(Stored data)
☆ ☆ ☆ ☆
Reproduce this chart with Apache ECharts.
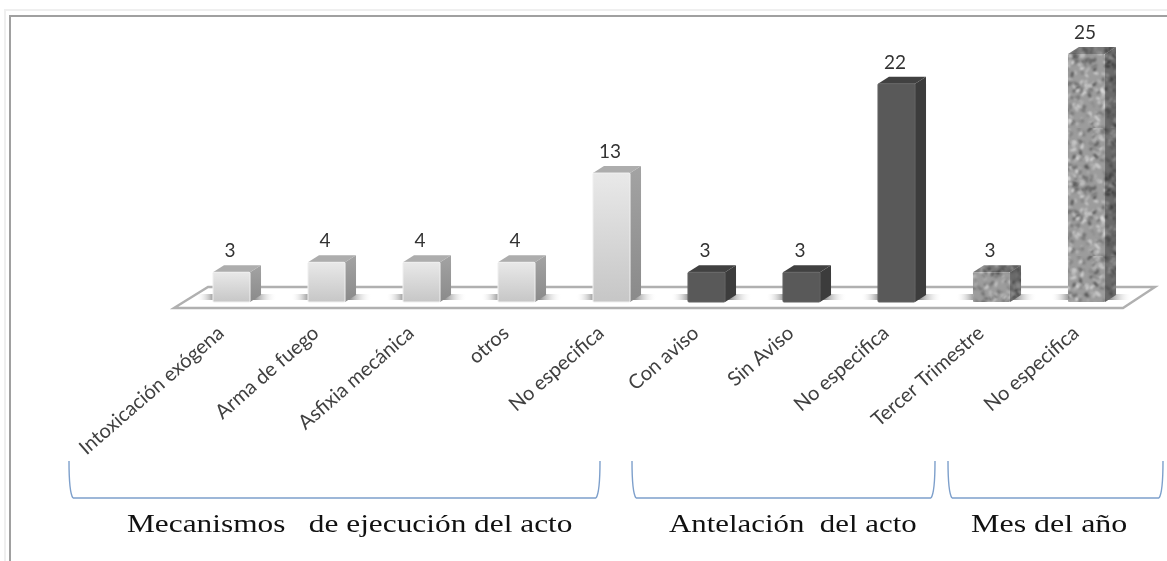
<!DOCTYPE html>
<html lang="es">
<head>
    <meta charset="UTF-8">
    <title>Chart</title>
    <style>
        html, body { margin: 0; padding: 0; background: #fff; }
        #main { width: 1167px; height: 561px; filter: blur(0.55px); }
    </style>
</head>
<body>
<div id="main"></div>
<script src="https://cdn.jsdelivr.net/npm/echarts@6/dist/echarts.min.js"></script>
<script>
    var categories = ['Intoxicación exógena', 'Arma de fuego', 'Asfixia mecánica', 'otros', 'No especifica',
        'Con aviso', 'Sin Aviso', 'No especifica', 'Tercer Trimestre', 'No especifica'];
    var values = [3, 4, 4, 4, 13, 3, 3, 22, 3, 25];
    // 0 = claro, 1 = oscuro, 2 = granito
    var barKinds = [0, 0, 0, 0, 0, 1, 1, 1, 2, 2];
    var groupNames = ['Mecanismos   de ejecución del acto', 'Antelación  del acto', 'Mes del año'];

    var DEPTH_X = 11;
    var DEPTH_Y = 7;

    // textura de granito, sin azar: ruido determinista
    function granite() {
        var size = 128;
        var cv = document.createElement('canvas');
        cv.width = cv.height = size;
        var ctx = cv.getContext('2d');
        ctx.fillStyle = '#9c9c9c';
        ctx.fillRect(0, 0, size, size);
        var seed = 12345;
        function next() {
            seed = (seed * 1103515245 + 12345) & 0x7fffffff;
            return seed / 0x7fffffff;
        }
        var shades = ['#c8c8c8', '#767676', '#d8d8d8', '#858585', '#b8b8b8', '#666666', '#dedede', '#505050'];
        ctx.filter = 'blur(1px)';
        ctx.lineCap = 'round';
        for (var i = 0; i < 800; i++) {
            ctx.strokeStyle = shades[Math.floor(next() * shades.length)];
            ctx.lineWidth = 1 + next() * 1.4;
            var x = next() * size, y = next() * size;
            ctx.beginPath();
            ctx.moveTo(x, y);
            ctx.quadraticCurveTo(x + (next() - 0.5) * 8, y + (next() - 0.5) * 8,
                x + (next() - 0.5) * 7, y + (next() - 0.5) * 7);
            ctx.stroke();
        }
        return cv;
    }
    var graniteTile = granite();

    function vGrad(a, b) {
        return new echarts.graphic.LinearGradient(0, 0, 0, 1, [{offset: 0, color: a}, {offset: 1, color: b}]);
    }

    function barFills(kind) {
        if (kind === 0) {
            return {
                front: vGrad('#e9e9e9', '#c6c6c6'),
                side: vGrad('#a3a3a3', '#8a8a8a'),
                top: '#adadad',
                edge: '#f0f0f0'
            };
        }
        if (kind === 1) {
            return {front: '#595959', side: '#3c3c3c', top: '#414141', edge: '#636363'};
        }
        return {front: {image: graniteTile, repeat: 'repeat'}, side: {image: graniteTile, repeat: 'repeat'}, top: {image: graniteTile, repeat: 'repeat'}, edge: null};
    }

    function renderBar(params, api) {
        var i = api.value(0);
        var v = api.value(1);
        var top = api.coord([i, v]);
        var base = api.coord([i, 0]);
        var w = api.size([1, 0])[0] * 0.39;
        var l = top[0] - w / 2;
        var r = top[0] + w / 2;
        var y0 = top[1];
        var y1 = base[1];
        var f = barFills(barKinds[i]);
        var kids = [
            {
                type: 'rect',
                shape: {x: l - 17, y: y1 - 8, width: w + 44, height: 6, r: 3},
                style: {
                    fill: new echarts.graphic.LinearGradient(0, 0, 1, 0, [
                        {offset: 0, color: 'rgba(255,255,255,0)'},
                        {offset: 0.2, color: 'rgba(120,120,120,0.65)'},
                        {offset: 0.72, color: 'rgba(100,100,100,0.75)'},
                        {offset: 1, color: 'rgba(255,255,255,0)'}
                    ])
                }
            },
            {
                type: 'polygon',
                shape: {points: [[r, y0], [r + DEPTH_X, y0 - DEPTH_Y], [r + DEPTH_X, y1 - DEPTH_Y], [r, y1]]},
                style: {fill: f.side}
            },
            {
                type: 'polygon',
                shape: {points: [[l, y0], [l + DEPTH_X, y0 - DEPTH_Y], [r + DEPTH_X, y0 - DEPTH_Y], [r, y0]]},
                style: {fill: f.top}
            },
            {
                type: 'rect',
                shape: {x: l, y: y0, width: r - l, height: y1 - y0, r: 1},
                style: {fill: f.front, stroke: f.edge, lineWidth: f.edge ? 1 : 0}
            }
        ];
        if (barKinds[i] === 2) {
            // caras lateral y superior mas oscuras
            kids.splice(3, 0, {
                type: 'polygon',
                shape: {points: [[r, y0], [r + DEPTH_X, y0 - DEPTH_Y], [r + DEPTH_X, y1 - DEPTH_Y], [r, y1]]},
                style: {fill: 'rgba(0,0,0,0.32)'}
            }, {
                type: 'polygon',
                shape: {points: [[l, y0], [l + DEPTH_X, y0 - DEPTH_Y], [r + DEPTH_X, y0 - DEPTH_Y], [r, y0]]},
                style: {fill: 'rgba(0,0,0,0.22)'}
            });
        }
        kids.push({
            type: 'text',
            style: {
                text: String(v),
                x: top[0] - 1.5,
                y: y0 - DEPTH_Y - 14,
                align: 'center',
                verticalAlign: 'middle',
                font: '19px Lato',
                fill: '#333'
            }
        });
        return {type: 'group', children: kids};
    }

    var BRACE_STYLE = {fill: 'none', stroke: '#7d9fcb', lineWidth: 1.4};
    function brace(x0, x1) {
        return {
            type: 'group',
            z: 1,
            children: [
                {type: 'bezierCurve', shape: {x1: x0, y1: 461, cpx1: x0, cpy1: 480, cpx2: x0 + 1, cpy2: 494, x2: x0 + 4, y2: 498}, style: BRACE_STYLE},
                {type: 'line', shape: {x1: x0 + 4, y1: 498, x2: x1 - 4, y2: 498}, style: BRACE_STYLE},
                {type: 'bezierCurve', shape: {x1: x1 - 4, y1: 498, cpx1: x1 - 1, cpy1: 494, cpx2: x1, cpy2: 480, x2: x1, y2: 461}, style: BRACE_STYLE}
            ]
        };
    }
    // el original esta estirado a lo ancho
    function groupLabel(name, x, stretch) {
        return {
            type: 'text',
            z: 1,
            x: x,
            y: 525,
            scaleX: stretch,
            style: {
                text: name,
                x: 0,
                y: 0,
                verticalAlign: 'middle',
                font: '26px "Liberation Serif"',
                fill: '#111'
            }
        };
    }

    var myChart = echarts.init(document.getElementById('main'));

    var option = {
        animation: false,
        backgroundColor: '#fff',
        grid: {left: 184, right: 33, top: 54, bottom: 259},
        xAxis: {
            type: 'category',
            data: categories,
            axisLine: {show: false},
            axisTick: {show: false},
            axisLabel: {
                interval: 0,
                rotate: 41,
                margin: 19,
                padding: [0, 14, 0, 0],
                fontFamily: 'Lato',
                fontSize: 20,
                color: '#404040'
            }
        },
        yAxis: {
            type: 'value',
            min: 0,
            max: 25,
            show: false
        },
        graphic: [
            // marco
            {type: 'rect', z: 0, shape: {x: 4, y: 9, width: 1163, height: 2}, style: {fill: '#efefef'}},
            {type: 'rect', z: 0, shape: {x: 4, y: 9, width: 2, height: 552}, style: {fill: '#efefef'}},
            {type: 'rect', z: 0, shape: {x: 9, y: 15, width: 1158, height: 2}, style: {fill: '#a0a0a0'}},
            {type: 'rect', z: 0, shape: {x: 9, y: 15, width: 2, height: 546}, style: {fill: '#a0a0a0'}},
            // suelo
            {
                type: 'polygon',
                z: 0,
                shape: {points: [[174, 308], [208, 287], [1155, 287], [1123, 308]]},
                style: {fill: '#fff', stroke: '#b0b0b0', lineWidth: 2.4}
            },
            brace(69, 600),
            brace(632, 935),
            brace(948, 1163),
            groupLabel(groupNames[0], 127, 1.205),
            groupLabel(groupNames[1], 669, 1.187),
            groupLabel(groupNames[2], 971, 1.23)
        ],
        series: [
            {
                type: 'custom',
                renderItem: renderBar,
                clip: false,
                encode: {x: 0, y: 1},
                data: values.map(function (v, i) { return [i, v]; })
            }
        ]
    };

    myChart.setOption(option);
</script>
</body>
</html>
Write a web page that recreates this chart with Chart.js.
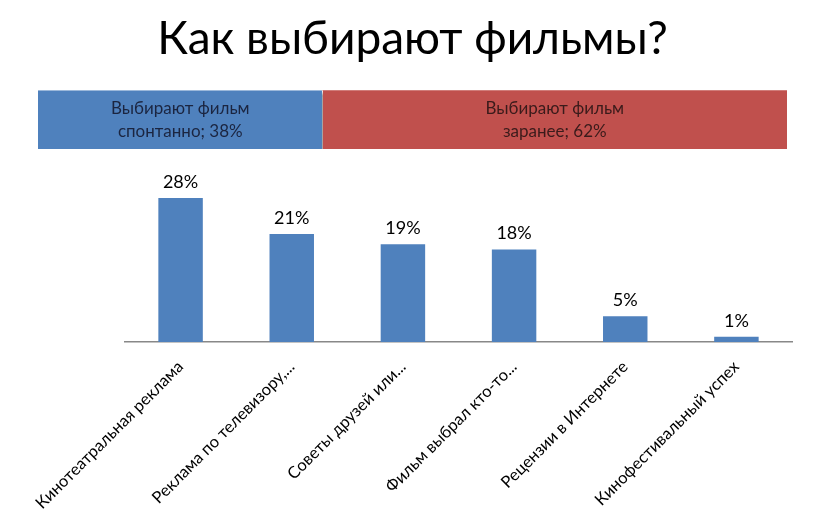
☆ ☆ ☆ ☆
__Problem to solve__
Beginning with the first line of the records above, extract each line exactly through the line that holds "var DEPTH_Y = 7;", both ends included. Omit pictures.

__Written response__
Reproduce this chart with Apache ECharts.
<!DOCTYPE html>
<html lang="es">
<head>
    <meta charset="UTF-8">
    <title>Chart</title>
    <style>
        html, body { margin: 0; padding: 0; background: #fff; }
        #main { width: 1167px; height: 561px; filter: blur(0.55px); }
    </style>
</head>
<body>
<div id="main"></div>
<script src="https://cdn.jsdelivr.net/npm/echarts@6/dist/echarts.min.js"></script>
<script>
    var categories = ['Intoxicación exógena', 'Arma de fuego', 'Asfixia mecánica', 'otros', 'No especifica',
        'Con aviso', 'Sin Aviso', 'No especifica', 'Tercer Trimestre', 'No especifica'];
    var values = [3, 4, 4, 4, 13, 3, 3, 22, 3, 25];
    // 0 = claro, 1 = oscuro, 2 = granito
    var barKinds = [0, 0, 0, 0, 0, 1, 1, 1, 2, 2];
    var groupNames = ['Mecanismos   de ejecución del acto', 'Antelación  del acto', 'Mes del año'];

    var DEPTH_X = 11;
    var DEPTH_Y = 7;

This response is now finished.